Joining Streams
It is possible to join two streams or topics using any criterion that can be expressed in terms of the messages themselves. The join is always done within a configured time window. A join part has the following fields:
Field | Mandatory | Description |
---|---|---|
left | Yes | An object with two fields. The first is one of fromCollection , fromStream or fromTopic , which are defined in streams. The second is the on field, which is a MongoDB query expression. |
right | Yes | An object with two fields. The first is one of fromCollection , fromStream or fromTopic , which are defined in streams. The second is the on field, which is a MongoDB query expression. |
name | Yes | The name of the output stream. Other streams can connect to it with that name. |
toCollection | No | The name of the MongoDB collection to which the messages are sent. |
toString | No | A boolean field that, when the toTopic field is present, will cause the JSON messages to be written as strings. |
toTopic | No | The name of the Kafka topic to which this stream will be connected as a producer. |
type | Yes | The value is always join . |
window | No | The time window in milliseconds. The default is an infinite window. |
The produced messages will have the fields left
and right
, with the respective messages from the incoming streams.

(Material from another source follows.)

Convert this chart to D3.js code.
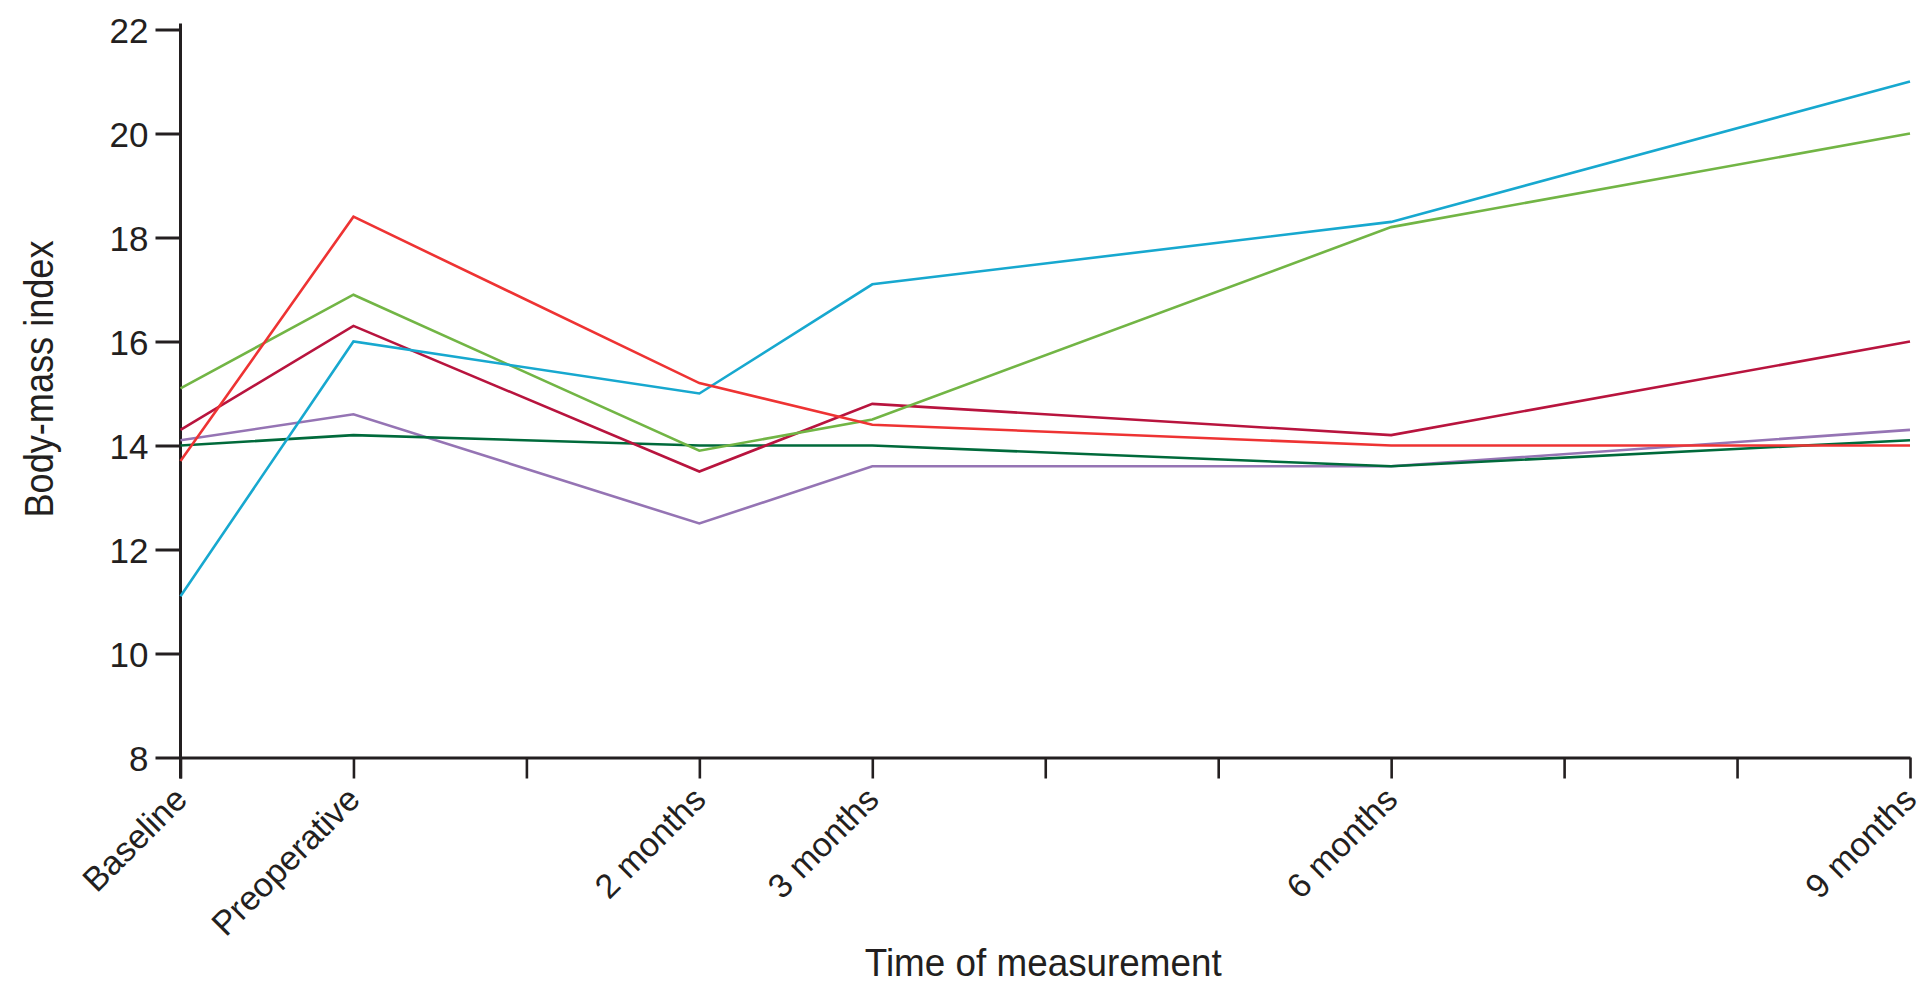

Two MongoDB collections will be generated. The name is structured as <app>-<part>-join-<side>[-<env>]
. The original messages are saved in the collections. The additional field _join_timestamp
is added for the join window. Create indexes on _join_timestamp
and based on the fields left.on
and right.on
respectively. If you use MongoDB Atlas, then you use the field _join_timestamp
to do automatic archiving. The value of the field is epoch millis. You can also add a TTL index based on that field to get rid of old documents automatically.
The following example joins the command and event streams from the above-mentioned aggregate over a time window of 5 seconds, using the correlation ID. It writes the results to the topic string-test
serialised as strings.
---
application: "my-app"
version: "1.0"
parts:
- type: "join"
name: "joined"
toTopic: "string-test"
toString: true
window: 5000
left:
fromStream: "plusminus-counter-command"
on: "$_corr"
right:
fromStream: "plusminus-counter-event"
on: "$_corr"